The charter has a broad clause saying all citizens are equal, but an article specifying women have equal rights to men was dropped amid squabbles over the wording, and the article on children’s rights is vague, experts say.
Overall, the draft leaves it unclear who is "the final authority in law and its interpretation — the elected parliament, the senior clerics or the judiciary," economist and former lawmaker Ziad Baha el-Din wrote in the independent El-Shorouk newspaper Wednesday.

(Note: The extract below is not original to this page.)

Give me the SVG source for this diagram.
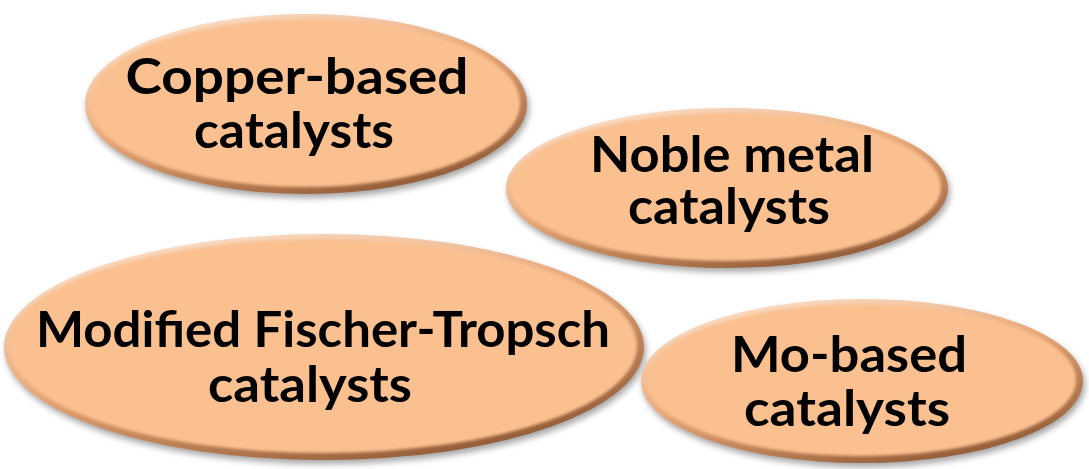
<svg xmlns="http://www.w3.org/2000/svg" width="1089" height="469" viewBox="0 0 1089 469">
<defs>
<style>
.sh{fill:#000;opacity:.35;filter:url(#blur)}
.rim{fill:url(#rimg)}
.body{fill:#FAC090;filter:url(#soft)}
.hl{fill:none;stroke:#fff;stroke-opacity:.5;stroke-width:3;filter:url(#soft)}
.t{font-family:"Century Gothic","Lato","Liberation Sans",sans-serif;font-weight:700;font-size:50px;fill:#000;text-anchor:middle}
</style>
<filter id="blur" x="-10%" y="-10%" width="120%" height="130%"><feGaussianBlur stdDeviation="3"/></filter>
<filter id="soft" x="-5%" y="-5%" width="110%" height="110%"><feGaussianBlur stdDeviation="1.5"/></filter>
<linearGradient id="rimg" x1="0.2" y1="0" x2="0.8" y2="1">
<stop offset="0" stop-color="#FCE2CC"/>
<stop offset="0.45" stop-color="#E9A878"/>
<stop offset="1" stop-color="#8A5430"/>
</linearGradient>
</defs>
<g id="connectors"/>
<g id="node-copper">
<ellipse class="sh" cx="308" cy="108" rx="221" ry="90"/>
<ellipse class="rim" cx="306" cy="104" rx="221" ry="90"/>
<ellipse class="body" cx="305" cy="103" rx="215" ry="84"/>
<text class="t" x="297" y="94" textLength="343" lengthAdjust="spacingAndGlyphs">Copper-based</text>
<text class="t" x="294" y="148" textLength="200" lengthAdjust="spacingAndGlyphs">catalysts</text>
</g>
<g id="node-noble">
<ellipse class="sh" cx="729" cy="192" rx="221" ry="80"/>
<ellipse class="rim" cx="727" cy="188" rx="221" ry="80"/>
<ellipse class="body" cx="726" cy="187" rx="215" ry="74"/>
<text class="t" x="732" y="172" textLength="284" lengthAdjust="spacingAndGlyphs">Noble metal</text>
<text class="t" x="729" y="224" textLength="202" lengthAdjust="spacingAndGlyphs">catalysts</text>
</g>
<g id="node-modified">
<ellipse class="sh" cx="326" cy="351" rx="320" ry="113"/>
<ellipse class="rim" cx="324" cy="347" rx="320" ry="113"/>
<ellipse class="body" cx="323" cy="346" rx="314" ry="107"/>
<text class="t" x="323" y="347" textLength="574" lengthAdjust="spacingAndGlyphs">Modified Fischer-Tropsch</text>
<text class="t" x="310" y="402" textLength="204" lengthAdjust="spacingAndGlyphs">catalysts</text>
</g>
<g id="node-mo">
<ellipse class="sh" cx="864" cy="385" rx="221" ry="82"/>
<ellipse class="rim" cx="862" cy="381" rx="221" ry="82"/>
<ellipse class="body" cx="861" cy="380" rx="215" ry="76"/>
<text class="t" x="849" y="372" textLength="236" lengthAdjust="spacingAndGlyphs">Mo-based</text>
<text class="t" x="847" y="426" textLength="206" lengthAdjust="spacingAndGlyphs">catalysts</text>
</g>
</svg>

The charter also limits the mandate of the Supreme Constitutional Court, which is seen as one of the strongest opponents of Islamists. Islamists also wrote in a last-minute article shrinking the court to 11 judges, from 18, eliminating its younger members.
That removes some of the fiercest anti-Islamist judges on the body, such as the court’s only female judge, Tahani el-Gibali.
Youth activist Mahmoud Salem warned in his blog that "if this constitution is passed, Cairo will truly become Kandahar, with the blessing of the Egyptian president and the Muslim Brotherhood" —referring to the home city of Afghanistan’s Taliban movement.